I think people get power and strength confused with sexy. I find strength so much sexier than what we have come to regard sexy. I like to paint women as if they cannot be messed with. It’s important that I enhance more than just sex because women are way more than their bodies.

Who is the Wesley Harriott woman in your mind’s eye when you are designing?

She is a women that blurs the lines between civilian and superhero.

Your ready-to-wear collections are not most women’s ‘everyday’ wear – how would you describe your designs?  

I hate having to categorise when my designs should or could be worn, I like the idea of a woman just wearing it because she feels like it. Nothing wrong about a pair of chaps in the supermarket, I think it’s more exciting than keeping clothing ‘occasional’.

Would you ever consider designing more classic evening wear?

If someone wants to wear my pieces in the evening, then I guess I already do evening wear. My personal wardrobe is the same for all occasions, so I think I just see clothing that way.

You have described yourself as a storyteller, what is the narrative for your forthcoming SS19 collection?

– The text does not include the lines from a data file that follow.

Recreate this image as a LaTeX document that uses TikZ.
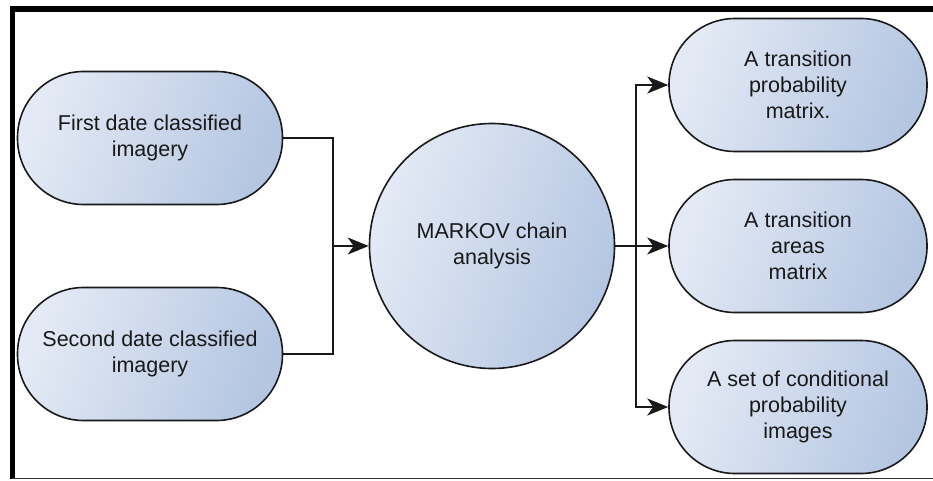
\documentclass[tikz,border=0pt]{standalone}
\usepackage{fontspec}
\setmainfont{Liberation Sans}
\usetikzlibrary{arrows.meta}
\definecolor{fillLight}{RGB}{228,234,245}
\definecolor{fillDark}{RGB}{180,198,226}
\definecolor{inkText}{RGB}{25,25,25}
\tikzset{
  flowline/.style={line width=1.7pt, draw=black!90},
  arr/.style={flowline, -{Stealth[length=21pt,width=17pt,inset=6pt]}},
  fillgrad/.style={left color=fillLight, right color=fillDark, shading angle=70},
  termbox/.style={fillgrad, draw=black!90, line width=1.6pt, rectangle,
    rounded corners=66pt, minimum width=#1, minimum height=133pt, inner sep=0pt,
    align=center, text=inkText, font=\fontsize{21.5}{26}\selectfont},
  hubcircle/.style={fillgrad, draw=black!90, line width=1.6pt, circle,
    minimum size=245pt, inner sep=0pt, align=center, text=inkText,
    font=\fontsize{21.5}{26}\selectfont},
}
\begin{document}
\begin{tikzpicture}[x=1pt, y=-1pt]
\useasboundingbox (0,0) rectangle (933,481);
% frame
\fill[white] (0,0) rectangle (933,481);
\draw[line width=5.5pt] (12,9) -- (933,9);
\draw[line width=5pt] (12,6.5) -- (12,479);
\draw[line width=1.6pt, draw=black!80] (12,478.5) -- (933,478.5);

% inputs
\node[termbox=265pt] (first) at (150,138) {First date classified\\imagery};
\node[termbox=265pt] (second) at (150,354) {Second date classified\\imagery};

% analysis
\node[hubcircle] (markov) at (492,246) {MARKOV chain\\analysis};

% outputs
\node[termbox=258pt] (prob) at (798,85) {A transition\\probability\\ matrix.};
\node[termbox=258pt] (areas) at (798,246) {A transition\\areas\\matrix};
\node[termbox=258pt] (cond) at (798,407) {A set of conditional\\probability\\images};

% connectors
\coordinate (joinL) at (333,246);
\coordinate (joinR) at (636,246);
\draw[flowline] (first.east) -| (joinL) |- (second.east);
\draw[arr] (joinL) -- (markov.west);
\draw[flowline] (markov.east) -- (joinR);
\draw[arr] (joinR) |- (prob.west);
\draw[arr] (joinR) -- (areas.west);
\draw[arr] (joinR) |- (cond.west);
\end{tikzpicture}
\end{document}
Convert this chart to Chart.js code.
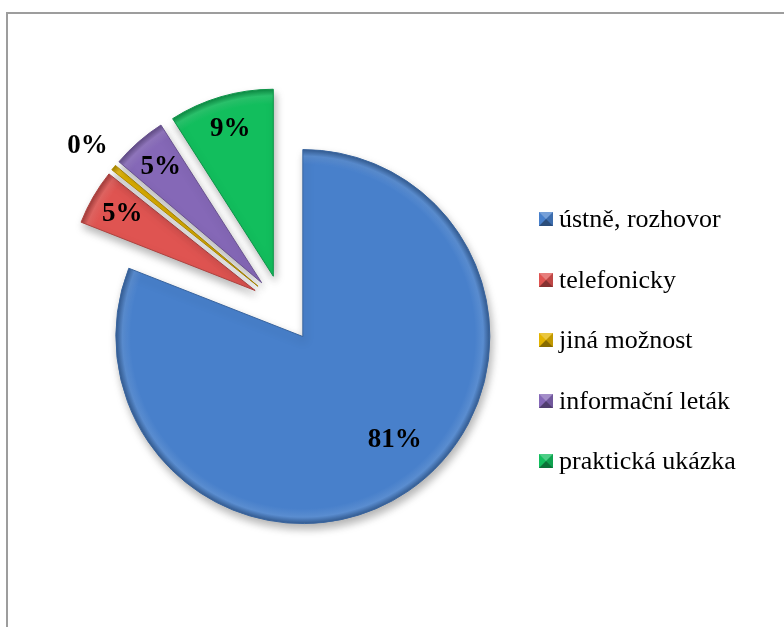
<!DOCTYPE html>
<html>
<head>
<meta charset="utf-8">
<script src="https://cdn.jsdelivr.net/npm/chart.js@4"></script>
<style>
  body { margin: 0; background: #fff; }
  #wrap { position: relative; width: 784px; height: 627px; overflow: hidden; background: #fff; }
  #frame { position: absolute; left: 6px; top: 12px; width: 820px; height: 660px; border: 2px solid #9d9d9d; box-sizing: border-box; }
  #pie { position: absolute; left: 0; top: 0; }
  #legend { position: absolute; left: 539px; top: 189px; font-family: "Liberation Serif", "Times New Roman", serif; font-size: 26px; color: #000; }
  #legend .row { height: 60.5px; display: flex; align-items: center; white-space: nowrap; }
  #legend .mk { width: 0; height: 0; border-style: solid; border-width: 7px; margin-right: 6px; }
</style>
</head>
<body>
<div id="wrap">
  <div id="frame"></div>
  <canvas id="pie" width="784" height="627"></canvas>
  <div id="legend"></div>
</div>
<script>
const labels = ['ústně, rozhovor', 'telefonicky', 'jiná možnost', 'informační leták', 'praktická ukázka'];
const counts = [170, 10, 1, 10, 19];
const colors = ['#4880CB', '#DF5451', '#E3B300', '#8568B7', '#12BE5D'];

// how far each slice is pulled out of the pie (px)
const explode = [37, 31, 31, 31, 31];
const R = 187;

const total = counts.reduce((a, b) => a + b, 0);
const pct = v => Math.round(v / total * 100) + '%';

function shade(hex, amt) {
    // amt > 0 mixes toward white, < 0 toward black
    const n = parseInt(hex.slice(1), 16);
    const ch = [(n >> 16) & 255, (n >> 8) & 255, n & 255].map(c =>
        Math.round(amt > 0 ? c + (255 - c) * amt : c * (1 + amt)));
    return 'rgb(' + ch.join(',') + ')';
}

function midAngle(i) {
    let before = 0;
    for (let k = 0; k < i; k++) before += counts[k];
    return -Math.PI / 2 + (before + counts[i] / 2) / total * Math.PI * 2;
}

// radial fill so the rim of every slice gets the soft bevel look
function sliceFill(ctx) {
    const chart = ctx.chart, area = chart.chartArea, i = ctx.dataIndex;
    if (!area) return colors[i];
    const a = midAngle(i);
    const cx = (area.left + area.right) / 2 + Math.cos(a) * explode[i];
    const cy = (area.top + area.bottom) / 2 + Math.sin(a) * explode[i];
    const g = chart.ctx.createRadialGradient(cx, cy, 0, cx, cy, R);
    g.addColorStop(0, colors[i]);
    g.addColorStop(0.92, colors[i]);
    g.addColorStop(0.965, shade(colors[i], 0.1));
    g.addColorStop(1, shade(colors[i], -0.28));
    return g;
}

const explodePlugin = {
    id: 'explode',
    beforeDatasetsDraw(chart) {
        const c = chart.ctx;
        c.save();
        c.shadowColor = 'rgba(0,0,0,0.3)';
        c.shadowBlur = 9;
        c.shadowOffsetX = 2;
        c.shadowOffsetY = 5;
        chart.getDatasetMeta(0).data.forEach((arc, i) => {
            const a = (arc.startAngle + arc.endAngle) / 2;
            arc.$home = [arc.x, arc.y];
            arc.x += Math.cos(a) * explode[i];
            arc.y += Math.sin(a) * explode[i];
        });
    },
    afterDatasetsDraw(chart) {
        const c = chart.ctx;
        c.restore();
        const arcs = chart.getDatasetMeta(0).data;
        arcs.forEach(arc => { arc.x = arc.$home[0]; arc.y = arc.$home[1]; });

        // percentage labels
        c.save();
        c.font = 'bold 27px "Liberation Serif", "Times New Roman", serif';
        c.fillStyle = '#000';
        c.textAlign = 'center';
        c.textBaseline = 'middle';
        arcs.forEach((arc, i) => {
            let a = (arc.startAngle + arc.endAngle) / 2;
            const share = counts[i] / total;
            let f = 0.82;
            if (share >= 0.5) { f = 0.74; a -= 0.1; }
            else if (share < 0.01) f = 1.18;
            const d = explode[i] + f * arc.outerRadius;
            c.fillText(pct(counts[i]), arc.x + Math.cos(a) * d, arc.y + Math.sin(a) * d);
        });
        c.restore();
    }
};

new Chart(document.getElementById('pie'), {
    type: 'pie',
    data: {
        labels: labels,
        datasets: [{
            data: counts,
            backgroundColor: sliceFill,
            borderColor: colors.map(c => shade(c, -0.22)),
            borderWidth: 1,
            radius: R,
            clip: false
        }]
    },
    options: {
        responsive: false,
        animation: false,
        layout: { padding: { left: 0, top: 0, right: 220, bottom: 15 } },
        plugins: {
            legend: { display: false },
            tooltip: { enabled: false }
        }
    },
    plugins: [explodePlugin]
});

// legend with little pyramid markers
const legend = document.getElementById('legend');
labels.forEach((name, i) => {
    const row = document.createElement('div');
    row.className = 'row';
    const mk = document.createElement('span');
    mk.className = 'mk';
    mk.style.borderColor = [shade(colors[i], 0.25), shade(colors[i], -0.15), shade(colors[i], -0.4), colors[i]].join(' ');
    row.appendChild(mk);
    row.appendChild(document.createTextNode(name));
    legend.appendChild(row);
});
</script>
</body>
</html>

It’s the story of women who try to be everything but really can only ever be themselves; I consider it a part of the Wesley Harriott woman’s continuing narrative.

Do you have any particularly high profile clients you have been excited to dress?

I have been really lucky to have some amazing figures wear my pieces. Kylie Jenner, Lady Gaga and Sza have all worn some of my work, I love seeing how they interpret what I do in their own way. It’s really exciting.

When you are designing, sourcing and producing your collections, do you consider sustainability and is there anything in particular that matters to you?

I am very conscious about sustainability. I source fabric and trims locally and have it all made in the UK also. I work closely with my production team who are a small London based company. I am also big on not wasting, so I try to make sure materials are used or do not go to waste or find a home where they will be used.

Weleda is very excited to be supporting your show this September, with Weleda skincare being used to prep models backstage. What do you value about the Weleda ethos that compliments the Wesley Harriott brand?

Weleda I find really champions looking after what you yourself are rather than trying to change it or cover it up. I think that sits comfortably with how I view people. I like to enhance rather than change, so I am so excited to be working with a brand that respects people from the inside out rather than the other way.

Do you have a favourite Weleda product, and why?

I love Skin Food, it always makes me look way more awake than I am. I also really enjoy the Men’s moisturiser. It’s really lightweight, which I love.